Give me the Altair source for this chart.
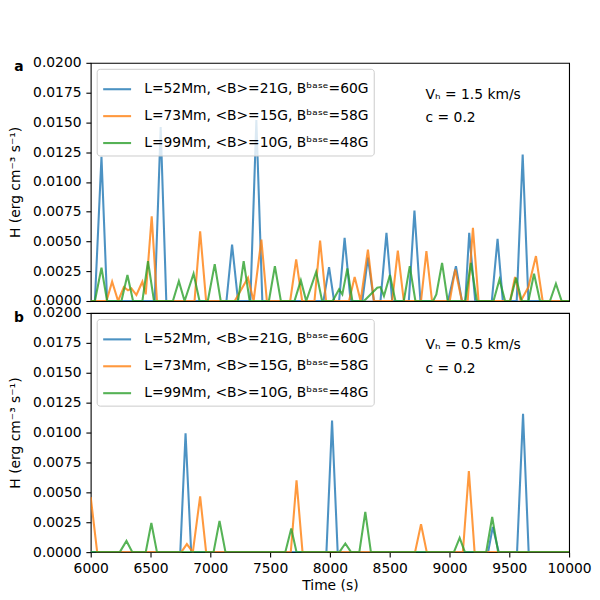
import altair as alt
import pandas as pd

SERIES = [
    "L=52Mm, <B>=21G, Bᵇᵃˢᵉ=60G",
    "L=73Mm, <B>=15G, Bᵇᵃˢᵉ=58G",
    "L=99Mm, <B>=10G, Bᵇᵃˢᵉ=48G",
]
COLORS = ["#1f77b4", "#ff7f0e", "#2ca02c"]

# ---- panel a (V_h = 1.5 km/s) ----
a_blue_t = [6000, 6035, 6090, 6137, 6535, 6585, 6632, 7135, 7182, 7232, 7335, 7385, 7435,
            7946, 7993, 8035, 8077, 8123, 8173, 8271, 8318, 8368, 8423, 8473, 8521, 8660,
            8707, 8757, 8988, 9054, 9104, 9132, 9165, 9215, 9354, 9402, 9446, 9562, 9612,
            9660, 10000]
a_blue_v = [0, 0, 0.0121, 0, 0, 0.0146, 0, 0, 0.00474, 0, 0, 0.0152, 0,
            0, 0.00284, 0, 0, 0.0053, 0, 0, 0.00365, 0, 0, 0.00572, 0, 0,
            0.00759, 0, 0, 0.00293, 0, 0, 0.00572, 0, 0, 0.00522, 0, 0, 0.0123,
            0, 0]

a_orange_t = [6000, 6132, 6179, 6229, 6277, 6312, 6340, 6382, 6432, 6460, 6510, 6554, 6868,
              6915, 6965, 7204, 7260, 7315, 7362, 7427, 7473, 7668, 7718, 7768, 7871, 7918,
              7968, 8160, 8207, 8257, 8318, 8368, 8521, 8568, 8618, 8762, 8807, 8854, 9002,
              9048, 9104, 9152, 9196, 9243, 9507, 9548, 9596, 9660, 9723, 9779, 10000]
a_orange_v = [0, 0, 0.00162, 0, 0.00117, 0.0009, 0.00106, 0.0005, 0.00162, 0.00056, 0.00711, 0, 0,
              0.00586, 0, 0, 0.00098, 0.00195, 0, 0.00516, 0, 0, 0.00349, 0, 0, 0.00508,
              0, 0, 0.00201, 0, 0.00432, 0, 0, 0.00424, 0, 0, 0.00418, 0, 0,
              0.00265, 0, 0, 0.00614, 0, 0, 0.00201, 0, 0.00117, 0.00377, 0, 0]

a_green_t = [6000, 6035, 6090, 6137, 6257, 6307, 6354, 6432, 6479, 6529, 6687, 6737, 6785,
             6860, 6910, 6979, 7037, 7087, 7232, 7279, 7329, 7490, 7540, 7590, 7704, 7757,
             7802, 7885, 7935, 8023, 8077, 8104, 8146, 8188, 8285, 8327, 8396, 8423, 8452,
             8502, 8548, 8618, 8668, 8715, 8863, 8890, 8938, 8985, 9132, 9179, 9229, 9368,
             9418, 9465, 9507, 9557, 9604, 9660, 9707, 9757, 9840, 9890, 9938, 10000]
a_green_v = [0, 0, 0.00279, 0, 0, 0.00218, 0, 0, 0.00335, 0, 0, 0.00167, 0,
             0.00229, 0, 0, 0.0031, 0, 0, 0.00335, 0, 0, 0.00293, 0, 0, 0.00173,
             0, 0.00245, 0, 0, 0.00098, 0.00056, 0.00274, 0, 0, 0.00042, 0.00112, 0.00117, 0.00042,
             0.00218, 0, 0, 0.00293, 0, 0, 0.00056, 0.0032, 0, 0, 0.0032, 0, 0,
             0.00181, 0, 0, 0.00195, 0, 0, 0.00229, 0, 0, 0.00145, 0, 0]

# ---- panel b (V_h = 0.5 km/s) ----
b_blue_t = [6000, 6749, 6793, 6840, 7971, 8018, 8065, 9323, 9362, 9412, 9565, 9615, 9662, 10000]
b_blue_v = [0, 0, 0.00994, 0, 0, 0.0110, 0, 0, 0.00211, 0, 0, 0.01156, 0, 0]

b_orange_t = [6000, 6054, 6757, 6804, 6854, 6915, 6965, 7673, 7721, 7771, 8712, 8762, 8810,
              9112, 9162, 9210, 10000]
b_orange_v = [0.0046, 0, 0, 0.00067, 0, 0.00467, 0, 0, 0.0060, 0, 0, 0.00233, 0,
              0, 0.00678, 0, 0]

b_green_t = [6000, 6243, 6299, 6348, 6460, 6507, 6554, 7027, 7077, 7127, 7627, 7677, 7721,
             8079, 8129, 8177, 8246, 8296, 8343, 9037, 9085, 9129, 9307, 9357, 9407, 10000]
b_green_v = [0, 0, 0.00094, 0, 0, 0.00244, 0, 0, 0.00261, 0, 0, 0.00197, 0,
             0, 0.00072, 0, 0, 0.00336, 0, 0, 0.0012, 0, 0, 0.00294, 0, 0]

X_TICKS = [6000, 6500, 7000, 7500, 8000, 8500, 9000, 9500, 10000]
Y_TICKS = [0.0, 0.0025, 0.005, 0.0075, 0.01, 0.0125, 0.015, 0.0175, 0.02]
Y_TITLE = "H (erg cm⁻³ s⁻¹)"
X_TITLE = "Time (s)"

FONT = "DejaVu Sans"
FS = 13.9


def frame(pairs):
    rows = []
    for name, (ts, vs) in zip(SERIES, pairs):
        for t, v in zip(ts, vs):
            rows.append({"series": name, "t": t, "H": v})
    return pd.DataFrame(rows)


XS = alt.Scale(domain=[6000, 10000], nice=False, zero=False)
YS = alt.Scale(domain=[0, 0.02], nice=False)


def panel(df, vh, letter, height, bottom, label_y):
    if bottom:
        x_axis = alt.Axis(values=X_TICKS, format="d", title=X_TITLE, titlePadding=3,
                          labelOverlap=False, labelFlush=False, labelBound=False)
    else:
        x_axis = alt.Axis(values=X_TICKS, labels=False, ticks=False, title=None)
    y_axis = alt.Axis(values=Y_TICKS, format=".4f", title=Y_TITLE, titlePadding=10,
                      labelOverlap=False, labelFlush=False, labelBound=False, tickCount=9)
    legend = alt.Legend(
        orient="top-left", offset=6, title=None, symbolType="stroke",
        symbolSize=784, symbolStrokeWidth=2.1, symbolOpacity=0.8,
        labelFont=FONT, labelFontSize=FS, labelOffset=11.7, labelLimit=500,
        padding=5, rowPadding=4, strokeColor="#cccccc",
        fillColor="rgba(255,255,255,0.8)", cornerRadius=3,
    )
    lines = alt.Chart(df).mark_line(strokeWidth=2.08, opacity=0.8, clip=True).encode(
        x=alt.X("t:Q", scale=XS, axis=x_axis),
        y=alt.Y("H:Q", scale=YS, axis=y_axis),
        color=alt.Color("series:N", scale=alt.Scale(domain=SERIES, range=COLORS), legend=legend),
    )
    ann_df = pd.DataFrame({
        "t": [8800, 8800],
        "H": [0.017, 0.015],
        "text": [f"Vₕ = {vh} km/s", "c = 0.2"],
    })
    ann = alt.Chart(ann_df).mark_text(
        align="left", baseline="alphabetic", font=FONT, fontSize=FS, color="black"
    ).encode(
        x=alt.X("t:Q", scale=XS, axis=x_axis),
        y=alt.Y("H:Q", scale=YS, axis=y_axis),
        text="text:N",
    )
    lab = alt.Chart(pd.DataFrame({"s": [letter]})).mark_text(
        fontWeight="bold", font=FONT, fontSize=FS, baseline="middle", align="center", color="black"
    ).encode(x=alt.value(-72), y=alt.value(label_y), text="s:N")
    return alt.layer(lines, ann, lab).properties(width=480, height=height)


top = panel(frame([(a_blue_t, a_blue_v), (a_orange_t, a_orange_v), (a_green_t, a_green_v)]),
            "1.5", "a", 239, False, 4)
bot = panel(frame([(b_blue_t, b_blue_v), (b_orange_t, b_orange_v), (b_green_t, b_green_v)]),
            "0.5", "b", 240, True, 5)

chart = alt.vconcat(top, bot, spacing=12, bounds="flush").resolve_scale(
    color="independent"
).resolve_legend(color="independent").properties(
    padding={"left": 0, "top": 46, "right": 0, "bottom": 0},
    background="white",
).configure_view(
    stroke="black", strokeWidth=1.1
).configure_axis(
    labelFont=FONT, labelFontSize=FS, titleFont=FONT, titleFontSize=FS,
    titleFontWeight="normal", labelColor="black", titleColor="black",
    tickColor="black", tickWidth=1.1, tickSize=4.86, labelPadding=4.86,
    domain=False, grid=False, labelOverlap=False,
)

chart.save("out.html", embed_options={"renderer": "svg", "actions": False})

===

## Aim
Repeat exactly and only the lines from the start of the data above through the line that holds "0.00377, 0, 0]", inclusive. Pictures do not belong in the copy.

## Task solution
Give me the Altair source for this chart.
import altair as alt
import pandas as pd

SERIES = [
    "L=52Mm, <B>=21G, Bᵇᵃˢᵉ=60G",
    "L=73Mm, <B>=15G, Bᵇᵃˢᵉ=58G",
    "L=99Mm, <B>=10G, Bᵇᵃˢᵉ=48G",
]
COLORS = ["#1f77b4", "#ff7f0e", "#2ca02c"]

# ---- panel a (V_h = 1.5 km/s) ----
a_blue_t = [6000, 6035, 6090, 6137, 6535, 6585, 6632, 7135, 7182, 7232, 7335, 7385, 7435,
            7946, 7993, 8035, 8077, 8123, 8173, 8271, 8318, 8368, 8423, 8473, 8521, 8660,
            8707, 8757, 8988, 9054, 9104, 9132, 9165, 9215, 9354, 9402, 9446, 9562, 9612,
            9660, 10000]
a_blue_v = [0, 0, 0.0121, 0, 0, 0.0146, 0, 0, 0.00474, 0, 0, 0.0152, 0,
            0, 0.00284, 0, 0, 0.0053, 0, 0, 0.00365, 0, 0, 0.00572, 0, 0,
            0.00759, 0, 0, 0.00293, 0, 0, 0.00572, 0, 0, 0.00522, 0, 0, 0.0123,
            0, 0]

a_orange_t = [6000, 6132, 6179, 6229, 6277, 6312, 6340, 6382, 6432, 6460, 6510, 6554, 6868,
              6915, 6965, 7204, 7260, 7315, 7362, 7427, 7473, 7668, 7718, 7768, 7871, 7918,
              7968, 8160, 8207, 8257, 8318, 8368, 8521, 8568, 8618, 8762, 8807, 8854, 9002,
              9048, 9104, 9152, 9196, 9243, 9507, 9548, 9596, 9660, 9723, 9779, 10000]
a_orange_v = [0, 0, 0.00162, 0, 0.00117, 0.0009, 0.00106, 0.0005, 0.00162, 0.00056, 0.00711, 0, 0,
              0.00586, 0, 0, 0.00098, 0.00195, 0, 0.00516, 0, 0, 0.00349, 0, 0, 0.00508,
              0, 0, 0.00201, 0, 0.00432, 0, 0, 0.00424, 0, 0, 0.00418, 0, 0,
              0.00265, 0, 0, 0.00614, 0, 0, 0.00201, 0, 0.00117, 0.00377, 0, 0]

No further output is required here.